If you haven’t been following my blog, I’ve been publishing some articles on a project I’m calling Atom Linguist. Linguist is a Ruby library created by GitHub that they use to detect the type of files in projects that get stored to GitHub. I want to use Linguist to make file type detection in Atom better, so it needs to be converted to CoffeeScript first. I’m in the process of doing that.

As I mentioned in this blog post, I want to ensure that whatever I write actually improves things. So I need test data. I am hoping to crowd source it with the help of the Atom community starting with Discuss :grinning:

If you have any sample files you can contribute, I’d love it if you could submit pull requests! Just follow the convention mentioned in the Structure section of the README. Every little bit helps and if you have files that are examples of things Atom does not currently detect properly, those will be a huge help.

Thanks for everyone’s help in advance! Crowd sourcing this test data will free me up to work on Atom Linguist and the test harness to measure accuracy sooner as well as make the test data more representative of all of our needs.


So that’s detection not only on file extension or shebang line but on content as well?


The directory name must match identically and case-sensitively to the name of the language in the official language list.

Is there a link to this list?


Yes, earlier in that section where it says, “Atom Linguist languages file”.

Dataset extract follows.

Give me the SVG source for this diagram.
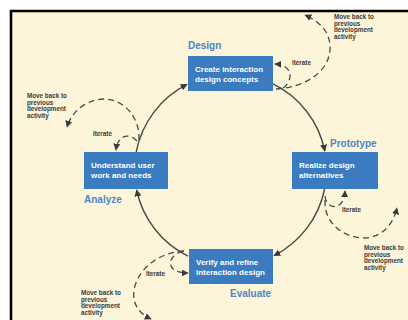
<svg xmlns="http://www.w3.org/2000/svg" width="408" height="320" viewBox="0 0 408 320">
<style>
.box{fill:#3b7bc0}
.bt{font-family:"Liberation Sans",Arial,sans-serif;font-size:8px;fill:#ffffff;font-weight:bold}
.lbl{font-family:"Liberation Sans",Arial,sans-serif;font-size:10px;font-weight:bold;fill:#4f86c6}
.sm{font-family:"Liberation Sans",Arial,sans-serif;font-size:6.3px;font-weight:bold;fill:#3a3a3a}
.arc{fill:none;stroke:#4a4a4a;stroke-width:1.4}
.dash{fill:none;stroke:#4a4a4a;stroke-width:1.3;stroke-dasharray:6 4}
</style>
<defs>
<marker id="ah" viewBox="0 0 10 10" refX="9" refY="5" markerWidth="7" markerHeight="7" markerUnits="userSpaceOnUse" orient="auto">
<path d="M0,0 L10,5 L0,10 Z" fill="#3a3a3a"/>
</marker>
</defs>
<rect x="0" y="0" width="408" height="320" fill="#ffffff"/>
<rect x="11" y="11" width="397" height="309" fill="#fcf5d9"/>
<path d="M11,320 L11,11 L408,11" fill="none" stroke="#000" stroke-width="2.6"/>
<g id="connectors">
<path class="arc" d="M136.2,152 A96,96 0 0 1 187,84.4" marker-end="url(#ah)"/>
<path class="arc" d="M272,83.4 A96,96 0 0 1 324.8,151" marker-end="url(#ah)"/>
<path class="arc" d="M324.6,189 A96,96 0 0 1 274,255.6" marker-end="url(#ah)"/>
<path class="arc" d="M188,256.1 A96,96 0 0 1 136.6,190" marker-end="url(#ah)"/>
<path class="dash" d="M276,89 C300,88 328,75 330,50 C331,32 320,22 305,15" marker-end="url(#ah)"/>
<path class="dash" d="M283,88 C294,80 293,65 275,64" marker-end="url(#ah)"/>
<path class="dash" d="M139,140 C140,118 125,100 105,99 C88,99 72,110 67,127" marker-end="url(#ah)"/>
<path class="dash" d="M137,141 C130,133 118,134 116,150" marker-end="url(#ah)"/>
<path class="dash" d="M325,196 C326,210 344,212 345,191" marker-end="url(#ah)"/>
<path class="dash" d="M325,200 C324,225 345,238 365,238 C382,237 393,225 397,208" marker-end="url(#ah)"/>
<path class="dash" d="M183,251 C166,256 165,273 188,273" marker-end="url(#ah)"/>
<path class="dash" d="M184,251 C160,252 138,268 134,290 C132,305 140,314 151,319" marker-end="url(#ah)"/>
</g>
<g id="design">
<rect class="box" x="188" y="56" width="85" height="35"/>
<text class="bt" x="195" y="71.5">Create interaction</text>
<text class="bt" x="195" y="81.5">design concepts</text>
<text class="lbl" x="188" y="49">Design</text>
</g>
<g id="prototype">
<rect class="box" x="292" y="152" width="86" height="37"/>
<text class="bt" x="299" y="168">Realize design</text>
<text class="bt" x="299" y="178">alternatives</text>
<text class="lbl" x="330" y="147">Prototype</text>
</g>
<g id="analyze">
<rect class="box" x="84" y="152" width="84" height="37"/>
<text class="bt" x="91" y="168">Understand user</text>
<text class="bt" x="91" y="178">work and needs</text>
<text class="lbl" x="84" y="203">Analyze</text>
</g>
<g id="evaluate">
<rect class="box" x="189" y="249" width="84" height="35"/>
<text class="bt" x="196" y="264.5">Verify and refine</text>
<text class="bt" x="196" y="274.5">interaction design</text>
<text class="lbl" x="230" y="297">Evaluate</text>
</g>
<g id="notes">
<text class="sm" x="292" y="65">Iterate</text>
<text class="sm" x="93" y="136">Iterate</text>
<text class="sm" x="342" y="212">Iterate</text>
<text class="sm" x="146" y="276">Iterate</text>
<text class="sm" x="334" y="19">Move back to</text>
<text class="sm" x="334" y="25.5">previous</text>
<text class="sm" x="334" y="32">development</text>
<text class="sm" x="334" y="38.5">activity</text>
<text class="sm" x="27" y="98">Move back to</text>
<text class="sm" x="27" y="104.5">previous</text>
<text class="sm" x="27" y="111">development</text>
<text class="sm" x="27" y="117.5">activity</text>
<text class="sm" x="364" y="250">Move back to</text>
<text class="sm" x="364" y="256.5">previous</text>
<text class="sm" x="364" y="263">development</text>
<text class="sm" x="364" y="269.5">activity</text>
<text class="sm" x="81" y="295">Move back to</text>
<text class="sm" x="81" y="301.5">previous</text>
<text class="sm" x="81" y="308">development</text>
<text class="sm" x="81" y="314.5">activity</text>
</g>
</svg>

Right now it is just file extension, full file name (for things like Rakefile) and shebang line. But the original Linguist library did some simple heuristics and Bayesian classification on file content in addition to the above. So, depending on accuracy, memory requirements and latency … I may be skipping the Bayesian portion. But this is why I need the test data, so I can quantify the benefits and drawbacks of various implementations.